Engineers have created a new control system for motion management in advanced driver assistance systems. This new control system gives drivers more safety and comfort while driving with ADAS.
"The modern automobile is a complex system of systems. How the functionalities of advanced driver assistance are implemented and coordinated across the systems of the vehicle is generally not made available to the wider research community by the developers and manufacturers," wrote Tzu-Chi Lin, a research engineer with the Warwick Manufacturing Group in the United Kingdom, and an author on the paper. "This paper seeks to begin filling this gap by assembling open source physics models of the vehicle dynamics and ADAS command models."

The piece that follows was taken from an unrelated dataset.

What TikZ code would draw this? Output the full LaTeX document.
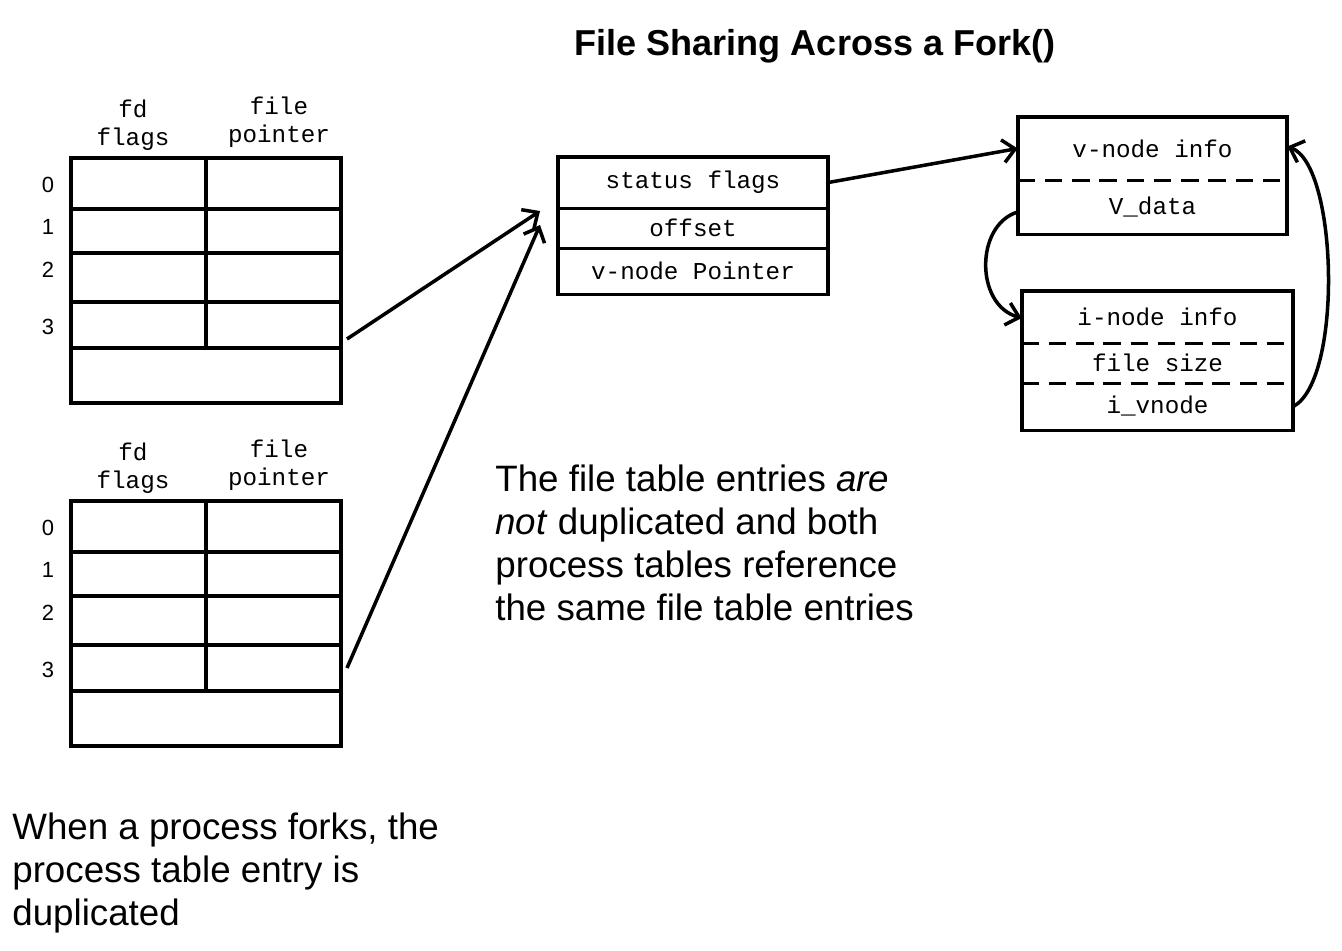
\documentclass[tikz,border=0pt]{standalone}
\usepackage{fontspec}
\setmainfont{Liberation Sans}
\setmonofont{Liberation Mono}
\usetikzlibrary{arrows.meta}

\tikzset{
  box/.style={line width=2.1pt},
  dashline/.style={line width=2.1pt, dash pattern=on 10pt off 5.5pt},
  arr/.style={-{Straight Barb[length=7pt,width=13pt]}, line width=2pt},
  mono/.style={font=\fontsize{13.8}{15.9}\selectfont\ttfamily, inner sep=0pt},
  idx/.style={font=\fontsize{12.5}{13}\selectfont, inner sep=0pt},
  row/.style={inner sep=0pt, minimum width=5.4cm, font=\fontsize{13.8}{15.9}\selectfont\ttfamily},
  note/.style={font=\fontsize{20.9}{24.4}\selectfont, align=left, anchor=north west, inner sep=0pt},
}

\begin{document}
\begin{tikzpicture}[x=0.02cm, y=-0.02cm]
\useasboundingbox (0,0) rectangle (1342,950);

% title
\node[font=\fontsize{20.5}{24}\selectfont\bfseries] (title) at (815,46) {File Sharing Across a Fork()};

% process tables (parent and child)
\foreach \dy/\t/\ay in {0/top/339, 343/bot/325} {
  \begin{scope}[yshift=-\dy*0.02cm]
    \draw[box] (71,158) rectangle (341,403);
    \draw[box] (71,209) -- (341,209);
    \draw[box] (71,253) -- (341,253);
    \draw[box] (71,302) -- (341,302);
    \draw[box] (71,348) -- (341,348);
    \draw[box] (206,158) -- (206,348);
    \node[mono, align=center] (\t-fd) at (133,125) {fd\\flags};
    \node[mono, align=center] (\t-fp) at (279,122) {file\\pointer};
    \node[idx] (\t-0) at (48,185) {0};
    \node[idx] (\t-1) at (48,227) {1};
    \node[idx] (\t-2) at (48,270) {2};
    \node[idx] (\t-3) at (48,327) {3};
    \coordinate (\t-out) at (347,\ay);
  \end{scope}
}

% file table
\node[row, minimum height=1.02cm] (sflags) at (693,182.5) {status flags};
\node[row, minimum height=0.8cm] (offset) at (693,228) {offset};
\node[row, minimum height=0.92cm] (vptr) at (693,271) {v-node Pointer};
\draw[box] (sflags.north west) rectangle (vptr.south east);
\draw[box] (sflags.south west) -- (sflags.south east);
\draw[box] (offset.south west) -- (offset.south east);
\coordinate (ft-in1) at (540,211);
\coordinate (ft-in2) at (540,225);

% v-node
\node[row, minimum width=5.38cm, minimum height=1.26cm] (vinfo) at (1152.5,148.5) {v-node info};
\node[row, minimum width=5.38cm, minimum height=1.08cm] (vdata) at (1152.5,207) {V\_data};
\draw[box] (vinfo.north west) rectangle (vdata.south east);
\draw[dashline] (vinfo.south west) -- (vinfo.south east);

% i-node
\node[row, minimum width=5.42cm, minimum height=1.04cm] (iinfo) at (1157.5,317) {i-node info};
\node[row, minimum width=5.42cm, minimum height=0.8cm] (fsize) at (1157.5,363) {file size};
\node[row, minimum width=5.42cm, minimum height=0.94cm] (ivn) at (1157.5,406.5) {i\_vnode};
\draw[box] (iinfo.north west) rectangle (ivn.south east);
\draw[dashline] (iinfo.south west) -- (iinfo.south east);
\draw[dashline] (fsize.south west) -- (fsize.south east);

% connectors
\draw[arr] (top-out) -- (ft-in1);
\draw[arr] (bot-out) -- (ft-in2);
\draw[arr] (sflags.east) -- (vinfo.west);
\draw[arr] ([yshift=-0.1cm]vdata.west) .. controls (975,225) and (975,305) .. ([yshift=-0.02cm]iinfo.west);
\draw[arr] (ivn.east) .. controls (1343,380) and (1338,165) .. ([yshift=0.04cm]vinfo.east);

% notes
\node[note] (note1) at (495,465) {The file table entries \textit{are}\\\textit{not} duplicated and both\\process tables reference\\the same file table entries};
\node[note] (note2) at (12,813) {When a process forks, the\\process table entry is\\duplicated};
\end{tikzpicture}
\end{document}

Currently, the ADAS system tells drivers when they have shifted out of their lane and helps a driver to intentionally change lanes.
"Each of the various types of ADAS systems in service today generally provides a unique feature for the user that is implemented through additional control of one of the vehicle's systems, e.g., braking or steering," Lin wrote. "ADAS systems must not be regarded as a substitute for drivers but rather as a co-driver, even if direct involvement in some of the driving tasks is not required."
The research team integrated vehicle dynamics physics models and ADAS command models to create their new system. To test the system, they ran driving simulations with these combined models to analyze the control from an independent car system could affect a car’s route when it changes lanes. This study found that the steering system caused an undershoot while the brake system caused an overshot.
"On the other hand, the 'coordinated control' strategy successfully damped out the deviation errors, and gave much greater precision in following the intended trajectory," Lin wrote.
The researchers are going to explore the system of systems control architecture. They want to develop fully coordinated control in ADAS. They want to see how the new system will interact with the current system to understand the control performance and stability.
The paper on this research was published in IEEE/CAA Journal of Automatica Sinica (JAS).